Cytomegalovirus (CMV) and SIDS
Articles hit the news the past couple of weeks regarding cytomegalovirus (CMV) and SIDS. The news refers to a German study. More information follows. We have received many e-mail messages asking for more information. The public has been on an information roller coaster, the result of an explosion of medical reports, each heralding a "breakthrough in SIDS research." We need to help people separate myth from fact and risk factor from cause. We will post information as it becomes available to us.
Please keep the following in mind:
- When it comes to media coverage of SIDS, we often feel a sense of frustration in being confronted with misleading headlines, announcements of so-called breakthroughs and statements taken out of context.
- Please read the article, "Mass Media's" Role in SIDS Education, at <http://sids-network.org/media.htm>.
- Please read the "Medical Professional Comments" below regarding this article.
We are currently gathering more information about this specific research and will keep you updated.
Medical Professional Comments regarding this article:
Infants are exposed to many viruses in the first year of life. This report is not reporting a cause and effect for SIDS.
Researchers find link between common virus and crib death
Copyright (c) 1998 Reuters News Service
Last updated 09/27/1998, 12:01 a.m. MT
LOS ANGELES (Reuters) - A common virus best known for blinding AIDS patients may cause some cases of crib death, which claims the lives of more babies than any other problem, researchers said Saturday. A German university study, presented at an American Society for Microbiology conference in San Diego, found a link between crib death, also known as sudden infant death syndrome (SIDS) and the common cytomegalovirus (CMV).

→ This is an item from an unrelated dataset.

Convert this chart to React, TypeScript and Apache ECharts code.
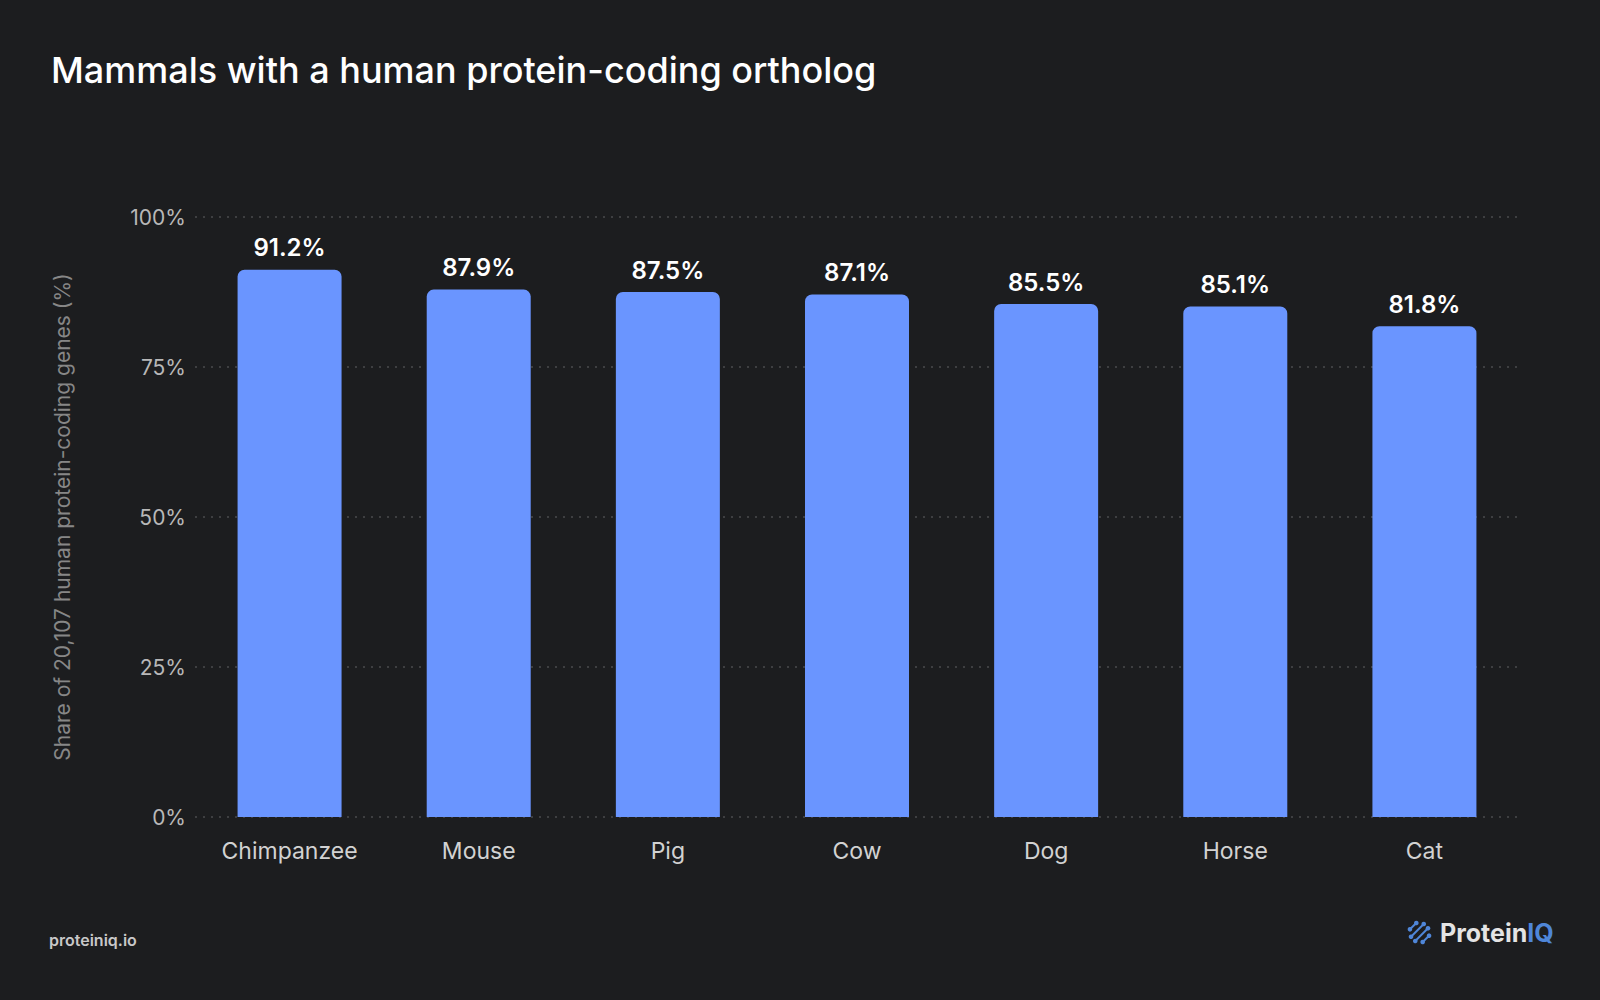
import { useEffect, useRef } from 'react'
import * as echarts from 'echarts'

const species = ['Chimpanzee', 'Mouse', 'Pig', 'Cow', 'Dog', 'Horse', 'Cat']
const orthologShare = [91.2, 87.9, 87.5, 87.1, 85.5, 85.1, 81.8]
const yTicks = [0, 25, 50, 75, 100]

const FONT = 'Inter, "Noto Sans", "Liberation Sans", sans-serif'

// logo glyph: four diagonal strokes, dots at both ends
function logoMark(cx: number, cy: number) {
  const items: any[] = []
  const offsets = [-9, -3, 3, 9]
  const halfLens = [4.5, 9, 9, 4.5]
  const d = Math.SQRT1_2
  offsets.forEach((o, i) => {
    const mx = cx + o * d
    const my = cy + o * d
    const h = halfLens[i]
    const x1 = mx - h * d
    const y1 = my + h * d
    const x2 = mx + h * d
    const y2 = my - h * d
    items.push({
      type: 'line',
      shape: { x1, y1, x2, y2 },
      style: { stroke: '#4f86d8', lineWidth: 2, lineCap: 'round' }
    })
    items.push({ type: 'circle', shape: { cx: x1, cy: y1, r: 2.3 }, style: { fill: '#4f86d8' } })
    items.push({ type: 'circle', shape: { cx: x2, cy: y2, r: 2.3 }, style: { fill: '#4f86d8' } })
  })
  return items
}

export default function App() {
  const chartRef = useRef<HTMLDivElement>(null)

  useEffect(() => {
    document.body.style.margin = '0'
    if (!chartRef.current) return
    const chart = echarts.init(chartRef.current, null, { renderer: 'svg' })

    const option: any = {
      animation: false,
      backgroundColor: '#1c1d1f',
      textStyle: { fontFamily: FONT },
      title: {
        text: 'Mammals with a human protein-coding ortholog',
        left: 46,
        top: 47,
        textStyle: {
          color: '#ffffff',
          fontSize: 36,
          fontWeight: 500,
          fontFamily: FONT
        }
      },
      grid: {
        left: 195,
        right: 81,
        top: 217,
        bottom: 183,
        containLabel: false
      },
      xAxis: {
        type: 'category',
        data: species,
        axisLine: { show: false },
        axisTick: { show: false },
        axisLabel: {
          color: '#d2d2d2',
          fontSize: 23,
          margin: 22,
          fontFamily: FONT
        }
      },
      yAxis: {
        type: 'value',
        min: yTicks[0],
        max: yTicks[yTicks.length - 1],
        interval: 25,
        name: 'Share of 20,107 human protein-coding genes (%)',
        nameLocation: 'middle',
        nameGap: 122,
        nameTextStyle: {
          color: '#878787',
          fontSize: 21,
          fontFamily: FONT
        },
        axisLine: { show: false },
        axisTick: { show: false },
        axisLabel: {
          color: '#b8b8b8',
          fontSize: 21,
          margin: 9,
          fontFamily: FONT,
          formatter: (v: number) => `${v}%`
        },
        splitLine: {
          lineStyle: {
            color: '#4a4b4e',
            width: 1.5,
            type: [2, 6]
          }
        }
      },
      series: [
        {
          type: 'bar',
          data: orthologShare,
          barWidth: 104,
          itemStyle: {
            color: '#6a95ff',
            borderRadius: [7, 7, 0, 0]
          },
          label: {
            show: true,
            position: 'top',
            distance: 10,
            color: '#ffffff',
            fontSize: 24,
            fontWeight: 600,
            fontFamily: FONT,
            formatter: (p: any) => `${p.value.toFixed(1)}%`
          }
        }
      ],
      graphic: [
        {
          type: 'text',
          left: 49,
          top: 932,
          style: {
            text: 'proteiniq.io',
            fill: '#c8c8c8',
            font: `600 16px ${FONT}`
          }
        },
        {
          type: 'group',
          children: logoMark(1419.5, 932.5)
        },
        {
          type: 'text',
          x: 1440,
          y: 932.5,
          style: {
            text: '{a|Protein}{b|IQ}',
            verticalAlign: 'middle',
            rich: {
              a: { fill: '#e4e4e4', fontSize: 25, fontWeight: 700, fontFamily: FONT },
              b: { fill: '#4f86d8', fontSize: 25, fontWeight: 700, fontFamily: FONT }
            }
          }
        }
      ]
    }

    chart.setOption(option)

    return () => {
      chart.dispose()
    }
  }, [])

  return <div ref={chartRef} style={{ width: 1600, height: 1000 }} />
}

SIDS in the United States claims the lives of about one in 1,000 infants during the first year of life, with many cases occurring after just three months. It is the leading cause of death among infants before their first birthday. Doctors have searched for years to find the definitive cause of SIDS with no real success.
It is known that babies exposed to cigarette smoke, both in the womb and after birth, are more likely to die of SIDS. Babies put to sleep on their stomachs are also more likely to die, and campaigns to get parents to put babies down on their backs have resulted in a dramatic decrease in the number of SIDS deaths.

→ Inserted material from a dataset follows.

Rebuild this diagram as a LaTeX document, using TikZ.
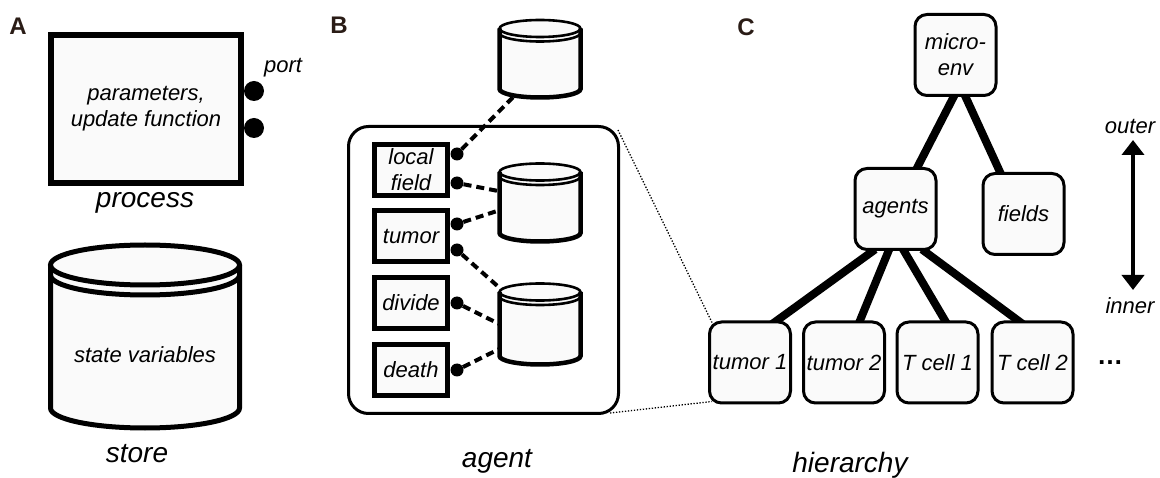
\documentclass[tikz,border=0pt]{standalone}
\usepackage{fontspec}
\setmainfont{Liberation Sans}
\usetikzlibrary{arrows.meta,calc}
\pgfdeclarelayer{background}
\pgfsetlayers{background,main}

\definecolor{boxfill}{gray}{0.98}
\definecolor{lblcol}{RGB}{42,28,22}

% storage cylinder: centre x, top-ellipse y, bottom-ellipse y, x radius, y radius,
% rim offset, wall line width, lid line width
\newcommand\drawcan[8]{%
  \fill[boxfill] ({#1-#4},#2) -- ({#1-#4},#3)
    arc[start angle=180,end angle=360,x radius=#4pt,y radius=#5pt] -- ({#1+#4},#2)
    arc[start angle=0,end angle=180,x radius=#4pt,y radius=#5pt] -- cycle;
  \draw[line width=#7pt] ({#1-#4},#2) -- ({#1-#4},#3)
    arc[start angle=180,end angle=360,x radius=#4pt,y radius=#5pt] -- ({#1+#4},#2);
  \draw[line width=#8pt] (#1,#2) ellipse[x radius=#4pt,y radius=#5pt];
  \draw[line width=#8pt] ({#1-#4},{#2+#6})
    arc[start angle=180,end angle=360,x radius=#4pt,y radius=#5pt];
}

\tikzset{
  panel/.style={font=\fontsize{24}{24}\selectfont\bfseries, text=lblcol},
  body/.style={font=\fontsize{22}{26}\selectfont\itshape, align=center},
  caption/.style={font=\fontsize{28}{30}\selectfont\itshape},
  procbox/.style={draw, line width=6pt, fill=boxfill, inner sep=0pt, body},
  minibox/.style={draw, line width=5pt, fill=boxfill, inner sep=0pt,
    minimum width=73pt, minimum height=51pt, body},
  portdot/.style={circle, fill=black, inner sep=0pt, minimum size=#1},
  portdot/.default=13pt,
  treebox/.style={draw, line width=3pt, fill=boxfill, rounded corners=12pt,
    inner sep=0pt, minimum width=81pt, minimum height=81pt, body},
  link/.style={line width=4pt, dash pattern=on 8pt off 5pt},
  branch/.style={line width=8pt, shorten <=-7pt, shorten >=-7pt},
  zoomline/.style={line width=1.3pt, dash pattern=on 1.3pt off 1.7pt},
  canvas/.style={inner sep=0pt, minimum width=81pt, minimum height=80pt},
}

\begin{document}
\begin{tikzpicture}[x=1pt,y=-1pt]
\useasboundingbox (0,0) rectangle (1160,478);

% ---------------- A: process and store ----------------
\node[panel] (la) at (18,26) {A};
\node[procbox, minimum width=190pt, minimum height=148pt] (proc) at (146,109)
  {parameters,\\update function};
\node[portdot=20pt] (pa) at (254,91) {};
\node[portdot=20pt] (pb) at (254,128) {};
\node[body] (portlbl) at (283,68) {port};
\node[caption] (proclbl) at (145,203) {process};

\drawcan{145}{265}{408}{94.5}{20}{10}{5}{5}
\node[body] (store) at (145,355) {state variables};
\node[caption] (storelbl) at (137,454) {store};

% ---------------- B: agent ----------------
\node[panel] (lb) at (339,25) {B};
\node[draw, line width=3pt, rounded corners=20pt, minimum width=270pt,
  minimum height=287pt, inner sep=0pt] (agentbox) at (483.5,270) {};

\drawcan{540}{28.5}{89}{40.5}{8.5}{4.5}{4.5}{2.6}
\drawcan{540}{172}{233}{40.5}{8.5}{4.5}{4.5}{2.6}
\drawcan{540}{292}{356}{40.5}{8.5}{4.5}{4.5}{2.6}
\node[canvas] (cylA) at (540,59) {};
\node[canvas] (cylB) at (540,203) {};
\node[canvas, minimum height=82pt] (cylC) at (540,324) {};

\node[minibox] (lf) at (411,170) {local\\field};
\node[minibox] (tu) at (411,236) {tumor};
\node[minibox] (dv) at (411,303) {divide};
\node[minibox] (de) at (411,370) {death};

\node[portdot] (lf1) at (457,154) {};
\node[portdot] (lf2) at (457,183) {};
\node[portdot] (tu1) at (457,224) {};
\node[portdot] (tu2) at (457,250) {};
\node[portdot] (dv1) at (457,303) {};
\node[portdot] (de1) at (457,370) {};

\begin{pgfonlayer}{background}
  \draw[link] (lf1) -- ($(cylA.south)+(-26,-3)$);
  \draw[link] (lf2) -- ($(cylB.west)+(4,-11)$);
  \draw[link] (tu1) -- ($(cylB.west)+(4,6)$);
  \draw[link] (tu2) -- ($(cylC.west)+(6,-31)$);
  \draw[link] (dv1) -- ($(cylC.west)+(4,2)$);
  \draw[link] (de1) -- ($(cylC.west)+(4,23)$);
\end{pgfonlayer}

\node[caption] (agentlbl) at (497,461) {agent};

% ---------------- C: hierarchy ----------------
\node[panel] (lc) at (746,27) {C};
\node[treebox] (me) at (955.5,55) {micro-\\env};
\node[treebox] (ag) at (895.5,209) {agents};
\node[treebox] (fi) at (1023.5,214) {fields};
\node[treebox] (t1) at (750,362.5) {tumor 1};
\node[treebox] (t2) at (844,362.5) {tumor 2};
\node[treebox] (c1) at (937.5,362.5) {T cell 1};
\node[treebox] (c2) at (1032.5,362.5) {T cell 2};
\node[font=\fontsize{26}{26}\selectfont\bfseries] (more) at (1110,363) {\dots};

\begin{pgfonlayer}{background}
  \draw[branch] ($(me.south)+(-3.5,3)$) -- ($(ag.north)+(22.5,-1)$);
  \draw[branch] ($(me.south)+(11.5,3)$) -- ($(fi.north)+(-23.5,0)$);
  \draw[branch] ($(ag.south)+(-26,2.5)$) -- ($(t1.north)+(27,0)$);
  \draw[branch] ($(ag.south)+(-8,2.5)$) -- ($(t2.north)+(16,0)$);
  \draw[branch] ($(ag.south)+(10,2.5)$) -- ($(c1.north)+(7.5,0)$);
  \draw[branch] ($(ag.south)+(32,2.5)$) -- ($(c2.north)+(-14.5,0)$);
\end{pgfonlayer}

% zoom lines from the agent to one of the leaves
\draw[zoomline] ($(agentbox.north east)+(-2,5)$) -- ($(t1.north west)+(4,2)$);
\draw[zoomline] ($(agentbox.south east)+(-10,-2)$) -- ($(t1.south west)+(4,-3)$);

% outer / inner scale
\node[body] (outer) at (1130,126) {outer};
\node[body] (inner) at (1130,306) {inner};
\coordinate (hi) at (1133,140);
\coordinate (lo) at (1133,290);
\draw[line width=4pt, {Triangle[width=22pt,length=15pt]}-{Triangle[width=22pt,length=15pt]}] (hi) -- (lo);

\node[caption] (hierlbl) at (850,465) {hierarchy};
\end{tikzpicture}
\end{document}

Earlier studies have also found a link between respiratory infections and SIDS.
Following on this, researchers at the University of Erlangen study looked for traces of CMV in babies that had died of SIDS, also sometimes known as crib death. They found the DNA of the virus in just under 18 percent of SIDS victims, compared to 7.1 percent of infants that had not died. CMV, which causes serious lung and brain disorders in premature babies, is transmitted from mother to baby during pregnancy in about 1 percent of births. Every year about 1 percent of children and young adults acquire the virus, which remains with them for life.
The CMV virus can be transmitted easily through blood transfusions and sexual contact and is most problematic in people with weak immune systems such as infants, organ transplant patients and those with AIDS.
While the researchers said CMV may cause some cases of SIDS there was no way of determining if the infants were infected during pregnancy or after birth and if that had any relation to the incidence of SIDS.